В последней части послания поневоле обращает на себя внимание умоляющая интонация
Максима Грека – он как будто предчувствует, что его могут и не отпустить. Или уже о чем-то догадывается?
Ответ из дворца не заставил себя ждать: двум афонским монахам, его спутникам Лазарю и Неофиту, великий московский князь разрешил вернуться на Афон, а Максиму Греку было велено остаться в Москве для новых переводов.
Как-то позабылось, что в грамоте на Афон Василий III просил прислать ему книжного переводчика «на время», да и то, если тот «захочет потрудиться на Руси».
Проводив афонцев, Максим Грек принялся за перевод толкований на Деяния апостольские.
К тому времени в Москве вокруг него сплотился кружок русских людей, жаждущих просвещения, как писал о таких князь Андрей Курбский – кто был «гладом духовным истаеваем».

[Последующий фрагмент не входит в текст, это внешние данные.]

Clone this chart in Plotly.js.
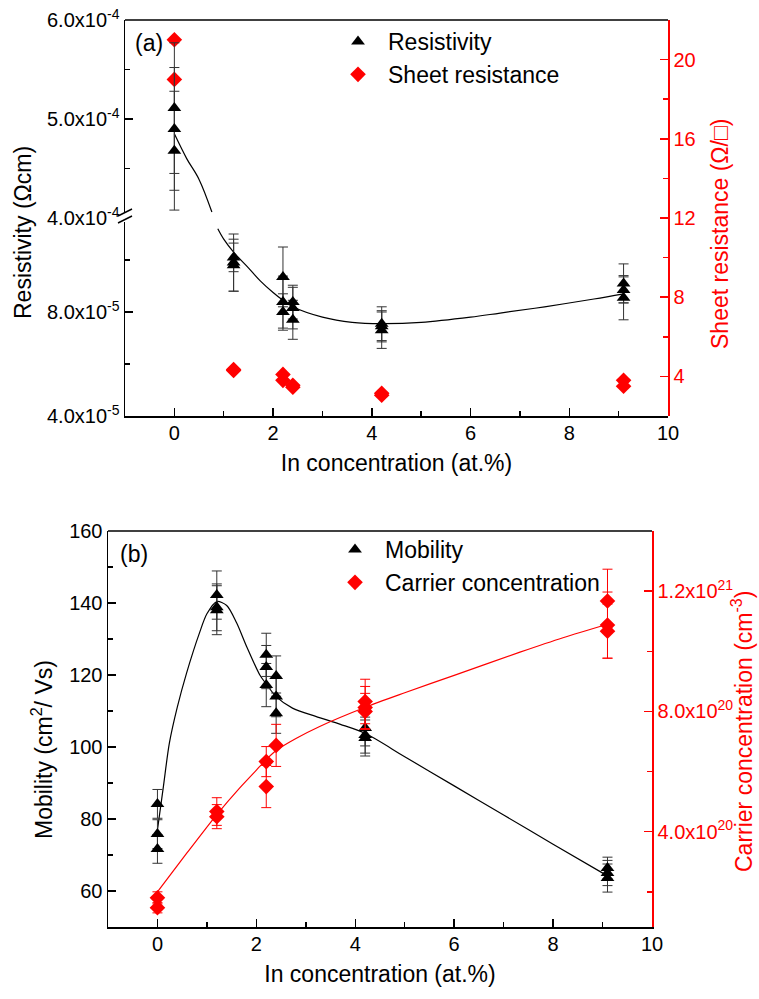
<!DOCTYPE html>
<html><head><meta charset="utf-8">
<script src="https://cdn.plot.ly/plotly-3.0.1.min.js"></script>
<style>html,body{margin:0;padding:0;background:#fff}#chart{width:759px;height:999px}</style>
</head><body><div id="chart"></div><script>
// ---------- Panel (a) data ----------
const resX   = [0,0,0, 1.2,1.2,1.2, 2.2,2.2,2.2, 2.4,2.4,2.4, 4.2,4.2,4.2, 9.1,9.1,9.1];
const resY   = [5.11e-4,4.90e-4,4.68e-4, 1.01e-4,9.9e-5,9.8e-5, 9.35e-5,8.38e-5,8.0e-5, 8.38e-5,8.15e-5,7.7e-5, 7.55e-5,7.45e-5,7.3e-5, 9.1e-5,8.85e-5,8.55e-5];
const resErr = [6.6e-5,6.2e-5,6.0e-5, 5.5e-6,1.1e-5,1.0e-5, 1.15e-5,1.0e-5,7e-6, 6.5e-6,8e-6,7.5e-6, 6.5e-6,6e-6,7e-6, 7.5e-6,5e-6,8.5e-6];
const sheetX = [0,0, 1.2,1.2, 2.2,2.2, 2.4,2.4, 4.2,4.2, 9.1,9.1];
const sheetY = [21.0,19.0, 4.35,4.3, 4.1,3.8, 3.55,3.45, 3.15,3.05, 3.8,3.5];
const resFitUpX = [0, 0.25, 0.5, 0.76];
const resFitUpY = [4.85e-4, 4.6e-4, 4.39e-4, 4.06e-4];
const resFitLoX = [0.88, 1.0, 1.2, 1.5, 1.74, 2.0, 2.2, 2.4, 3.0, 3.6, 4.2, 5.0, 6.0, 6.6, 7.5, 8.5, 9.1];
const resFitLoY = [1.12e-4,1.08e-4,1.03e-4,9.7e-5,9.2e-5,8.75e-5,8.45e-5,8.2e-5,7.8e-5,7.6e-5,7.55e-5,7.6e-5,7.8e-5,7.96e-5,8.2e-5,8.5e-5,8.7e-5];

// ---------- Panel (b) data ----------
const mobX   = [0,0,0, 1.2,1.2,1.2, 2.2,2.2,2.2, 2.4,2.4,2.4, 4.2,4.2,4.2, 9.1,9.1,9.1];
const mobY   = [84.2,75.8,71.7, 142.2,138.8,138.0, 125.6,122.2,117.2, 119.7,114.0,109.4, 105.3,103.3,102.5, 66.4,65.0,63.6];
const mobErr = [4,4,4, 6.7,6.5,6.8, 6,6,6, 5.6,5.6,5.6, 5,5,5, 3,3.5,3.9];
const carX   = [0,0, 1.2,1.2, 2.2,2.2, 2.4, 4.2,4.2,4.2, 9.1,9.1,9.1];
const carY   = [1.8e20,1.47e20, 4.67e20,4.5e20, 6.33e20,5.5e20, 6.87e20, 8.33e20,8.13e20,8.0e20, 1.167e21,1.087e21,1.067e21];
const carErr = [2e19,1.7e19, 4.6e19,4e19, 5e19,7e19, 7e19, 7.4e19,7e19,6e19, 1.06e20,1.1e20,9e19];
const mobFitX = [0,0.12,0.24,0.4,0.59,0.85,1.0,1.2,1.4,1.6,1.8,2.07,2.2,2.4,2.73,3.2,3.7,4.2,5,6,7,8,9.1];
const mobFitY = [77,89,101,111,120.6,131.7,137,140.4,139.3,134.5,128,120,117.5,114,110.8,108.5,106.3,103.8,97.3,89.2,81.1,73,64.2];
const carFitX = [0,0.6,1.2,1.66,2.07,2.2,2.4,2.8,3.28,4.19,5.0,6.0,7.33,8.2,9.1];
const carFitY = [2.0e20,3.3e20,4.57e20,5.45e20,6.17e20,6.4e20,6.7e20,7.1e20,7.5e20,8.13e20,8.62e20,9.2e20,9.97e20,1.045e21,1.09e21];

// tick labels
const resLoTicks = [4e-5, 8e-5], resLoText = ['4.0x10<sup>-5</sup>','8.0x10<sup>-5</sup>'];
const resUpTicks = [4e-4, 5e-4, 6e-4], resUpText = ['4.0x10<sup>-4</sup>','5.0x10<sup>-4</sup>','6.0x10<sup>-4</sup>'];
const carTicks = [4e20, 8e20, 1.2e21], carText = ['4.0x10<sup>20</sup>','8.0x10<sup>20</sup>','1.2x10<sup>21</sup>'];

const W = 759, H = 999;
const px = v => v / W, py = v => 1 - v / H;
const FONT = 'Liberation Sans, Arial, sans-serif';
const RED = '#ff0000';
const BREAK = 3e-4;

// split resistivity into upper/lower segments of the broken axis
const up = {x:[],y:[],e:[]}, lo = {x:[],y:[],e:[]};
resX.forEach((x,i)=>{ const t = resY[i] > BREAK ? up : lo; t.x.push(x); t.y.push(resY[i]); t.e.push(resErr[i]); });

const errB = (arr,color)=>({type:'data', array:arr, visible:true, color:color, thickness:1, width:5});
const tri = {symbol:'triangle-up', size:12, color:'#000'};
const dia = {symbol:'diamond', size:12, color:RED};

const traces = [
  {x:resFitUpX, y:resFitUpY, xaxis:'x', yaxis:'y3', mode:'lines', line:{color:'#000',width:1.2,shape:'spline'}, showlegend:false, hoverinfo:'skip'},
  {x:resFitLoX, y:resFitLoY, xaxis:'x', yaxis:'y', mode:'lines', line:{color:'#000',width:1.2,shape:'spline'}, showlegend:false, hoverinfo:'skip'},
  {x:up.x, y:up.y, error_y:errB(up.e,'#333'), xaxis:'x', yaxis:'y3', mode:'markers', marker:tri, name:'Resistivity', legend:'legend', legendgroup:'r'},
  {x:lo.x, y:lo.y, error_y:errB(lo.e,'#333'), xaxis:'x', yaxis:'y', mode:'markers', marker:tri, name:'Resistivity', showlegend:false, legendgroup:'r'},
  {x:sheetX, y:sheetY, xaxis:'x', yaxis:'y2', mode:'markers', marker:dia, name:'Sheet resistance', legend:'legend'},

  {x:mobFitX, y:mobFitY, xaxis:'x2', yaxis:'y4', mode:'lines', line:{color:'#000',width:1.2,shape:'spline',smoothing:0.8}, showlegend:false, hoverinfo:'skip'},
  {x:carFitX, y:carFitY, xaxis:'x2', yaxis:'y5', mode:'lines', line:{color:RED,width:1.2,shape:'spline',smoothing:0.8}, showlegend:false, hoverinfo:'skip'},
  {x:mobX, y:mobY, error_y:errB(mobErr,'#333'), xaxis:'x2', yaxis:'y4', mode:'markers', marker:tri, name:'Mobility', legend:'legend2'},
  {x:carX, y:carY, error_y:errB(carErr,RED), xaxis:'x2', yaxis:'y5', mode:'markers', marker:dia, name:'Carrier concentration', legend:'legend2'}
];

const tickF = {family:FONT, size:20, color:'#000'};
const tickFR = {family:FONT, size:20, color:RED};
const titleF = {family:FONT, size:23, color:'#000'};
const baseAx = {showgrid:false, zeroline:false, showline:true, linecolor:'#000', linewidth:1.5, ticks:'inside', ticklen:8, tickwidth:1.5, tickcolor:'#000', tickfont:tickF, automargin:false};
const minorX = {ticks:'inside', ticklen:5, tickwidth:1.5, tickcolor:'#000', dtick:1};

const xDomA = [px(125), px(668)], xDomB = [px(108), px(652)];
const yBreak = 218;

const ann = (text, x, y, color, angle) => ({text:text, x:px(x), y:py(y), xref:'paper', yref:'paper', xanchor:'center', yanchor:'middle',
  showarrow:false, textangle:angle||0, font:{family:FONT, size:23, color:color||'#000'}});

const layout = {
  width:W, height:H, margin:{l:0,r:0,t:0,b:0},
  paper_bgcolor:'#fff', plot_bgcolor:'rgba(0,0,0,0)',
  font:{family:FONT, size:20, color:'#000'},
  xaxis: Object.assign({}, baseAx, {domain:xDomA, anchor:'y', range:[-1,10], tick0:0, dtick:2, minor:minorX, ticklabelstandoff:-2,
          title:{text:'In concentration (at.%)', font:titleF, standoff:12}}),
  yaxis: Object.assign({}, baseAx, {domain:[py(416), py(yBreak)], anchor:'x', range:[4e-5, 4e-5 + (416-yBreak)/52*2e-5],
          tickmode:'array', tickvals:resLoTicks, ticktext:resLoText, minor:{tickmode:'array', tickvals:[6e-5,1e-4], ticks:'inside', ticklen:5, tickwidth:1.5, tickcolor:'#000'}}),
  yaxis3: Object.assign({}, baseAx, {domain:[py(yBreak), py(20)], anchor:'x', range:[4e-4, 6e-4],
          tickmode:'array', tickvals:resUpTicks, ticktext:resUpText, minor:{tickmode:'array', tickvals:[4.5e-4,5.5e-4], ticks:'inside', ticklen:5, tickwidth:1.5, tickcolor:'#000'}}),
  yaxis2: Object.assign({}, baseAx, {domain:[py(416), py(20)], anchor:'x', side:'right', range:[2,22], linecolor:RED, tickcolor:RED, tickfont:tickFR,
          tickmode:'array', tickvals:[4,8,12,16,20], minor:{tickmode:'array', tickvals:[6,10,14,18], ticks:'inside', ticklen:5, tickwidth:1.5, tickcolor:RED}}),

  xaxis2: Object.assign({}, baseAx, {domain:xDomB, anchor:'y4', range:[-1,10], tick0:0, dtick:2, minor:minorX, ticklabelstandoff:-2,
          title:{text:'In concentration (at.%)', font:titleF, standoff:12}}),
  yaxis4: Object.assign({}, baseAx, {domain:[py(927), py(531)], anchor:'x2', range:[50,160], tick0:60, dtick:20,
          minor:{ticks:'inside', ticklen:5, tickwidth:1.5, tickcolor:'#000', dtick:10}}),
  yaxis5: Object.assign({}, baseAx, {overlaying:'y4', anchor:'x2', side:'right', range:[0.83e20, 1.4e21], linecolor:RED, tickcolor:RED, tickfont:tickFR,
          tickmode:'array', tickvals:carTicks, ticktext:carText, minor:{tickmode:'array', tickvals:[2e20,6e20,1e21], ticks:'inside', ticklen:5, tickwidth:1.5, tickcolor:RED}}),

  legend: {x:px(328), y:py(20), xanchor:'left', yanchor:'top', bgcolor:'rgba(0,0,0,0)', font:{family:FONT,size:23,color:'#000'}, itemwidth:50, tracegroupgap:0},
  legend2:{x:px(325), y:py(528), xanchor:'left', yanchor:'top', bgcolor:'rgba(0,0,0,0)', font:{family:FONT,size:23,color:'#000'}, itemwidth:50, tracegroupgap:0},

  annotations: [
    ann('(a)', 149, 43),
    ann('(b)', 134, 554),
    ann('Resistivity (\u03A9cm)', 23, 233, '#000', -90),
    ann('Sheet resistance (\u03A9/\u25A1)', 720, 234, RED, -90),
    ann('Mobility (cm<sup>2</sup>/ Vs)', 42, 750, '#000', -90),
    ann('Carrier concentration (cm<sup>-3</sup>)', 742, 732, RED, -90)
  ],
  shapes: [
    {type:'line', xref:'paper', yref:'paper', x0:xDomA[0], x1:xDomA[1], y0:py(20), y1:py(20), line:{color:'#000', width:1.5}},
    {type:'line', xref:'paper', yref:'paper', x0:xDomB[0], x1:xDomB[1], y0:py(531), y1:py(531), line:{color:'#000', width:1.5}},
    {type:'rect', xref:'paper', yref:'paper', x0:px(122), x1:px(128), y0:py(222), y1:py(212), line:{width:0}, fillcolor:'#fff', layer:'above'},
    {type:'line', xref:'paper', yref:'paper', x0:px(118), x1:px(132), y0:py(216), y1:py(209), line:{color:'#000', width:1.5}, layer:'above'},
    {type:'line', xref:'paper', yref:'paper', x0:px(118), x1:px(132), y0:py(223), y1:py(216), line:{color:'#000', width:1.5}, layer:'above'}
  ]
};

Plotly.newPlot('chart', traces, layout, {displayModeBar:false, staticPlot:true});
</script></body></html>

Для московских князей и бояр многое в биографии Максима Грека было необычно: и учеба в молодости во Флоренции (этих «новых Афинах»), Милане, Болонье и Падуе, и круг его просвещенных итальянских знакомых, и рассказы об афонских монастырях, да и вообще его необычайная образованность. Ученый грек свободно оперировал в разговоре именами Пифагора, Платона, Эпикура, Сократа, Аристотеля, Гомера, Гесиода, Плутарха, Менандра – все они встречаются и в его сочинениях – и обладал энциклопедическими познаниями в самых разных науках.
«Там преподаются всякие науки, не только по части церковного благочестивого богословия и священной философии, но и всякие внешние науки и учения преподаются там и достигаются совершенства под руководством людей, усердно преданных этим наукам, каковых рачителей наук находится там великое множество», – рассказывал Максим Грек о Парижском университете («Повесть страшная и достопамятная и о совершенной иноческой жизни»). И при этом обращал внимание, что «преподавателям же этих наук ежегодно выдается значительная плата из царской казны, так как тамошний царь имеет особенную любовь к просвещению и усердие к словесным наукам».